**ITEMS**
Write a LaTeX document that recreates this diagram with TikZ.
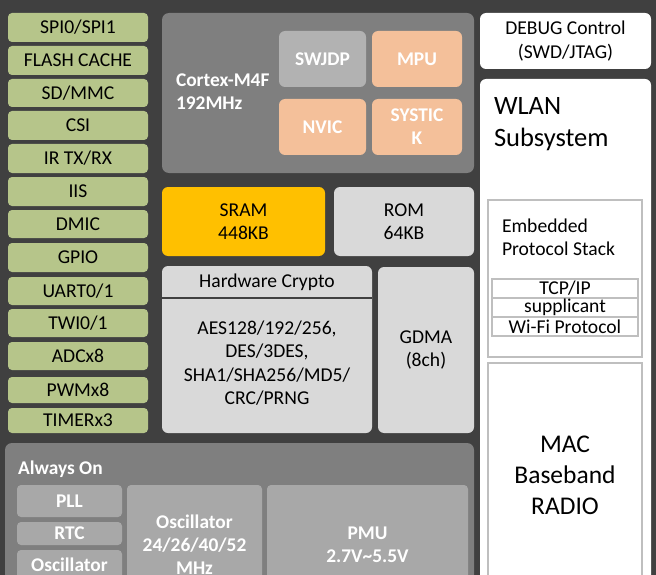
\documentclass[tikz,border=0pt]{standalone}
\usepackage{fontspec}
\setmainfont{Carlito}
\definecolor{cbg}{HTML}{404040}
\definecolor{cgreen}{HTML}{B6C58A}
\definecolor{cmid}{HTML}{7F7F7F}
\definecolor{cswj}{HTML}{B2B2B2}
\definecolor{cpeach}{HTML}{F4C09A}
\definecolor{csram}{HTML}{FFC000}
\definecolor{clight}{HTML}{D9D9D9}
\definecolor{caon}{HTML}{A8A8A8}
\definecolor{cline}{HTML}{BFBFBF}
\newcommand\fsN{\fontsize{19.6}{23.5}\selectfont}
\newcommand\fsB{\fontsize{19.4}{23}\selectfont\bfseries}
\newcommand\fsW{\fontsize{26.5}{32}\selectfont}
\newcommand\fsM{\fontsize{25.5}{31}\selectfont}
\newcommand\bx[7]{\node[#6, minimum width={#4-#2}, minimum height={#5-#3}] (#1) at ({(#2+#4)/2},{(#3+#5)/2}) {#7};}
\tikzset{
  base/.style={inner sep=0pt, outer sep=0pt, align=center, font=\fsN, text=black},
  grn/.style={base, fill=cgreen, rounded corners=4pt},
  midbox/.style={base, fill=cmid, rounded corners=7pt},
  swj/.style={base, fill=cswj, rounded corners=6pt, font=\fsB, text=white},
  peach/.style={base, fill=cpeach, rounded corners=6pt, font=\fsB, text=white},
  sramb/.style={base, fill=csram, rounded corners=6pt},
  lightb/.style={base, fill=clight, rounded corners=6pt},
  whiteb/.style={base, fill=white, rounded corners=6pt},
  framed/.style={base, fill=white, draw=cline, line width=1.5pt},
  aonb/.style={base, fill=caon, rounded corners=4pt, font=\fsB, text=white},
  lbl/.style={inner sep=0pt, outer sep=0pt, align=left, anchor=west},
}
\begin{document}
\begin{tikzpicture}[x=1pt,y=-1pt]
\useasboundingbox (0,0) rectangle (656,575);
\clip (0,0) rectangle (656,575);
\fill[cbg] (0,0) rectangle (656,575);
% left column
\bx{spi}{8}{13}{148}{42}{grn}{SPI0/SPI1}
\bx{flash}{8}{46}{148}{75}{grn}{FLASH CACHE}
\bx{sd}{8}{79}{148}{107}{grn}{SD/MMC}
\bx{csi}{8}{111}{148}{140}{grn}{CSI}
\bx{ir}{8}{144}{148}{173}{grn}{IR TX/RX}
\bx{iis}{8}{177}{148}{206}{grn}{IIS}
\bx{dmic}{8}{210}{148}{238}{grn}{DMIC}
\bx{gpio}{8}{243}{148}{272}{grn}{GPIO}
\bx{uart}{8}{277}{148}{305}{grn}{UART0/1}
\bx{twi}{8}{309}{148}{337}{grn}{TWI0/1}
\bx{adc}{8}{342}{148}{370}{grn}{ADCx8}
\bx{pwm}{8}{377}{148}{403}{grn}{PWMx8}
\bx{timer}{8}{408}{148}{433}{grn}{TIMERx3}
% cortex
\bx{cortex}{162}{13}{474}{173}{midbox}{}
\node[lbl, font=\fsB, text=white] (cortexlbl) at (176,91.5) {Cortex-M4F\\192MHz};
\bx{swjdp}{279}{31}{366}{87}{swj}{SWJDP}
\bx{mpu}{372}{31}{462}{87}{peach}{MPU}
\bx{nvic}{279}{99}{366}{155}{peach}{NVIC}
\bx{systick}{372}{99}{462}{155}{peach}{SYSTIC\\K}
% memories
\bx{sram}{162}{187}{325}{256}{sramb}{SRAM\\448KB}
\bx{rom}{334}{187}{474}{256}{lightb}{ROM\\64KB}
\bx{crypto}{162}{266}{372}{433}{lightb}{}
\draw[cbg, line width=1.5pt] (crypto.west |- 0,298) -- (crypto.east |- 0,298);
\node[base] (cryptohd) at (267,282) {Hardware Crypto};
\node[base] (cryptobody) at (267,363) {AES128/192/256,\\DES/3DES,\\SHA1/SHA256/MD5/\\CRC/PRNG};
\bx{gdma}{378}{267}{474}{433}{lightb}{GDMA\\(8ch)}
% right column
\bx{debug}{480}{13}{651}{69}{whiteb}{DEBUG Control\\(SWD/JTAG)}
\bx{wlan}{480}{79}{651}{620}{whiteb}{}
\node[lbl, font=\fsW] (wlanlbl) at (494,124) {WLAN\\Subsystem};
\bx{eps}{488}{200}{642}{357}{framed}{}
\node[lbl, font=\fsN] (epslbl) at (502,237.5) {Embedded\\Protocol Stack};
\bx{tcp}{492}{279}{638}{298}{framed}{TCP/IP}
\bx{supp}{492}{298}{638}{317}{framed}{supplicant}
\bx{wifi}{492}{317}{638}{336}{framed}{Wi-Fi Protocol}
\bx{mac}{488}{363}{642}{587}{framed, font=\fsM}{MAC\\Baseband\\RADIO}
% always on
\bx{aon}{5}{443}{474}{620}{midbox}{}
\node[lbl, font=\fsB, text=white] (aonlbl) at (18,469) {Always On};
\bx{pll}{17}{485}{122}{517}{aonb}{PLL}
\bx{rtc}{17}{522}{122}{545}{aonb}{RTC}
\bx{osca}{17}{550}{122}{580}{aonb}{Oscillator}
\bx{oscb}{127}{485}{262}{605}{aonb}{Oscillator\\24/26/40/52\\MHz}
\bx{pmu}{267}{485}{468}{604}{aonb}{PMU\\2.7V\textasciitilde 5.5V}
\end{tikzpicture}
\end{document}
---
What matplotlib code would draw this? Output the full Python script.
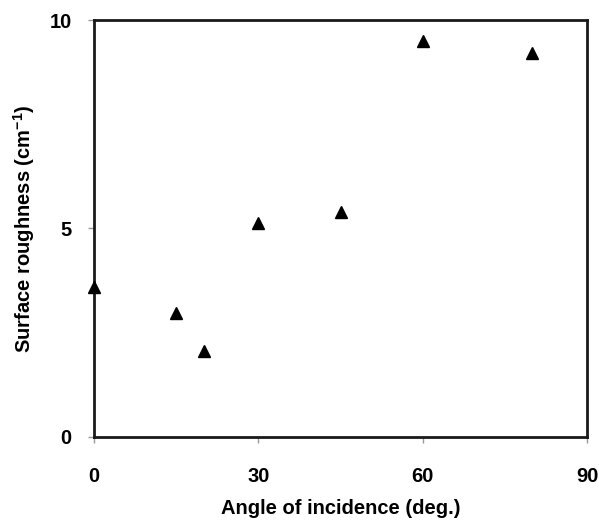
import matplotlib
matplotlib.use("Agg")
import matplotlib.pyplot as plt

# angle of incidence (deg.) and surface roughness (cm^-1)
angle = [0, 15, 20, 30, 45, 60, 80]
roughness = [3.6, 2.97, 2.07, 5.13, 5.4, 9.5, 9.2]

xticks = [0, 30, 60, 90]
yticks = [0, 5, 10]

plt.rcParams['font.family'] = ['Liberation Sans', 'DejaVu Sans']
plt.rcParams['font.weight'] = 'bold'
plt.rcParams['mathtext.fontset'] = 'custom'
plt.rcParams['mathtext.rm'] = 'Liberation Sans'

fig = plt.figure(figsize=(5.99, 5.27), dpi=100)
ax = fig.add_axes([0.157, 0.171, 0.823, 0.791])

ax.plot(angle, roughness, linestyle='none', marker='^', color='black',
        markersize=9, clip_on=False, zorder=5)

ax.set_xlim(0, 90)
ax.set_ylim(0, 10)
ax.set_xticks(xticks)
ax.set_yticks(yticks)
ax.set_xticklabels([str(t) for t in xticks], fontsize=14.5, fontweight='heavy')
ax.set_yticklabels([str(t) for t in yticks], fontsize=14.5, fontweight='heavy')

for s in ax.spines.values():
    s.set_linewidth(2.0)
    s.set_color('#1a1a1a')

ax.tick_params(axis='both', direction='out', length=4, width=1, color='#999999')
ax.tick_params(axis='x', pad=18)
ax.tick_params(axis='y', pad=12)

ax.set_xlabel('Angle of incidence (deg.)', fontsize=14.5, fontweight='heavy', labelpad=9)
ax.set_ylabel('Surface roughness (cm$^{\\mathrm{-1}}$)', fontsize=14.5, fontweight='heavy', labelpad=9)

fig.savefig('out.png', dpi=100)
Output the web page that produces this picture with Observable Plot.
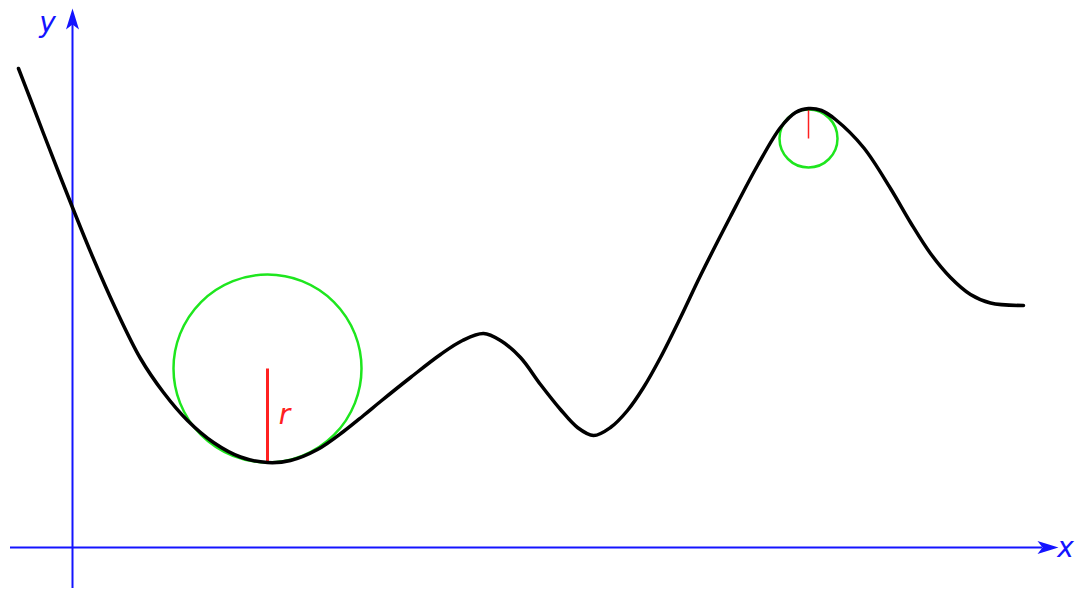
* * *
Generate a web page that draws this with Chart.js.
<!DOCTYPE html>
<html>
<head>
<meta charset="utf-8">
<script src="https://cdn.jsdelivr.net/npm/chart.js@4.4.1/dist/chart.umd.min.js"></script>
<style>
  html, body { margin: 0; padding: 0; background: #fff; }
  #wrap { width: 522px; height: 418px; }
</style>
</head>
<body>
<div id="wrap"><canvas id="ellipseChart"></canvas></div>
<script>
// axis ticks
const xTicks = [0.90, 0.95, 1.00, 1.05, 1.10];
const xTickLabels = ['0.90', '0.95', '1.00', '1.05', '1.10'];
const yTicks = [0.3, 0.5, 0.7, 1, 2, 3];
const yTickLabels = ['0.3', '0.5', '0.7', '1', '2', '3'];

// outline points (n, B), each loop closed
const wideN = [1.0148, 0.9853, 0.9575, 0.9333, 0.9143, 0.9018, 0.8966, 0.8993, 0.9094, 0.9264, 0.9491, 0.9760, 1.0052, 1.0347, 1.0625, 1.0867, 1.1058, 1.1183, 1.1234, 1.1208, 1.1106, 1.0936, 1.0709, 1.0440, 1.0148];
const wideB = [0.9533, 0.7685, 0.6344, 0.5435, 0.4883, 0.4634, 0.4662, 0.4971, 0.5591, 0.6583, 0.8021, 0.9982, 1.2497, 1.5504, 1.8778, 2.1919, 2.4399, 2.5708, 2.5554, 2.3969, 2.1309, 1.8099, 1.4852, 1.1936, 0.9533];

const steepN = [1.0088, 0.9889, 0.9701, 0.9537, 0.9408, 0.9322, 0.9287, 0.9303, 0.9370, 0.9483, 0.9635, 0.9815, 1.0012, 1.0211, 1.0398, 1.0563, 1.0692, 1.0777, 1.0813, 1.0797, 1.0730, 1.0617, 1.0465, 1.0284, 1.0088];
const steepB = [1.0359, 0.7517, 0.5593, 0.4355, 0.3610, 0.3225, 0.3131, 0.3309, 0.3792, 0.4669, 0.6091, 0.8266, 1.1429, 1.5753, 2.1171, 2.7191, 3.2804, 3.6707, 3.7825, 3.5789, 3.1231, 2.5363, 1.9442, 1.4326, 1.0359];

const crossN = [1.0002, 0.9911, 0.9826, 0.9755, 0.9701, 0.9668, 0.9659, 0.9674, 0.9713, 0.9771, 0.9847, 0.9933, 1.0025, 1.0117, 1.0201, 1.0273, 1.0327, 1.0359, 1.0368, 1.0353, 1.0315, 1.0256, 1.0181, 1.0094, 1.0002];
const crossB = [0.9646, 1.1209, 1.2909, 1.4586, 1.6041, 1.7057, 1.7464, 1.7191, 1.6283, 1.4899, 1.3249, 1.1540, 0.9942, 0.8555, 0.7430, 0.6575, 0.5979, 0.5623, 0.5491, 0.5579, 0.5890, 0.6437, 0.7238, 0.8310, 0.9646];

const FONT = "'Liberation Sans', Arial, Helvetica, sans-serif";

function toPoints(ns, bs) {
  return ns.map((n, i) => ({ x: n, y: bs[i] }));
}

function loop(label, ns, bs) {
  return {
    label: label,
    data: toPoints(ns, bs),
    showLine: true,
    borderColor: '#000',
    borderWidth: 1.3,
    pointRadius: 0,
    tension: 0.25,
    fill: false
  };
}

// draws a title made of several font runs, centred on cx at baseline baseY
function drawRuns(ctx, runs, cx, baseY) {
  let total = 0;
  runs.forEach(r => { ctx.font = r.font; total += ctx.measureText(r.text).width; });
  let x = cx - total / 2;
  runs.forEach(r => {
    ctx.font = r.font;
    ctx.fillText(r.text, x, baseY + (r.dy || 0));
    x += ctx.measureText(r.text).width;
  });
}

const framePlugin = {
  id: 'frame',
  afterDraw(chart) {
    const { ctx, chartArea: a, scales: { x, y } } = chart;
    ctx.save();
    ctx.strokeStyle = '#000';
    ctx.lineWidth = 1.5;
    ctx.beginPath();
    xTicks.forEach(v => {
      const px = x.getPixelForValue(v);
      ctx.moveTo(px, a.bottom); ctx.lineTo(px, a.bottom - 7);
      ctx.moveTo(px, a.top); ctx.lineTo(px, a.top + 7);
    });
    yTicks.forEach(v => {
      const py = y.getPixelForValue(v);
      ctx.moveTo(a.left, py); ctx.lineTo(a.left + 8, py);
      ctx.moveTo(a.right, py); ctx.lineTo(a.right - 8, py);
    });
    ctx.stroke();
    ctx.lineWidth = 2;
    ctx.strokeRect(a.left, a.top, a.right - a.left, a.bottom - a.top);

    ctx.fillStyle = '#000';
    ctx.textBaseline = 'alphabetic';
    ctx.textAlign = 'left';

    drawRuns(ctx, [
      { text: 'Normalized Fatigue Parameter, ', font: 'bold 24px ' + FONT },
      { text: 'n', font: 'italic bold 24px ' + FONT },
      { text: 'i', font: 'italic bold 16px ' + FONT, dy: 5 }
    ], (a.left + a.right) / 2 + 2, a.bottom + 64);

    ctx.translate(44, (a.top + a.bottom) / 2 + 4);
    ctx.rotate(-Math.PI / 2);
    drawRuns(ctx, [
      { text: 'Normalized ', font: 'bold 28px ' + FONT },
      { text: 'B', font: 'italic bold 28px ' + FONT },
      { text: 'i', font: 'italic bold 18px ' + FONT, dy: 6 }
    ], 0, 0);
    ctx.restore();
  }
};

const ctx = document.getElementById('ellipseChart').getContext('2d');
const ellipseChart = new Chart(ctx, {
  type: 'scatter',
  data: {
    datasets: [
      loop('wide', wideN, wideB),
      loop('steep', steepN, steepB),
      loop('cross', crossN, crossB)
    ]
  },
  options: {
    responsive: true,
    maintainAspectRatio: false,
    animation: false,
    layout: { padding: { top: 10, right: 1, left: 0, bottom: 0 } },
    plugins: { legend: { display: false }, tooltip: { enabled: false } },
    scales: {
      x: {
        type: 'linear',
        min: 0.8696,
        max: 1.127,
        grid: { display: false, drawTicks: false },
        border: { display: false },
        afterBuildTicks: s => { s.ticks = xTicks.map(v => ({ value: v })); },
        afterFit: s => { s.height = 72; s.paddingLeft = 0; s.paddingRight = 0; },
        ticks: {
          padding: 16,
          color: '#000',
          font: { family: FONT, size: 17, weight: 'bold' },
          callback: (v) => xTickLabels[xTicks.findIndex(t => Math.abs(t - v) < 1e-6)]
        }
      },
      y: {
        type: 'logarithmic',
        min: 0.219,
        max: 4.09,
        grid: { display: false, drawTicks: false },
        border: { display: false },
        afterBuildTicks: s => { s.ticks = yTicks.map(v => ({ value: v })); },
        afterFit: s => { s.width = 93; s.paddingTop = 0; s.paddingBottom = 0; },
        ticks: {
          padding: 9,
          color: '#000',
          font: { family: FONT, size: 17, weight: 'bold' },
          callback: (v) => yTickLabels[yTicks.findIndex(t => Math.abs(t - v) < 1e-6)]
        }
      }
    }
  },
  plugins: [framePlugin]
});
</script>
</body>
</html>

**TO BE DONE**
Transcribe exactly the lines between the one containing "What matplotlib code" and the one containing "roughness = [3.6, 2.97, 2.07, 5.13, 5.4, 9.5, 9.2]", counting both ends. Pictures are not copied.

**ANSWER TO THIS EXERCISE**
What matplotlib code would draw this? Output the full Python script.
import matplotlib
matplotlib.use("Agg")
import matplotlib.pyplot as plt

# angle of incidence (deg.) and surface roughness (cm^-1)
angle = [0, 15, 20, 30, 45, 60, 80]
roughness = [3.6, 2.97, 2.07, 5.13, 5.4, 9.5, 9.2]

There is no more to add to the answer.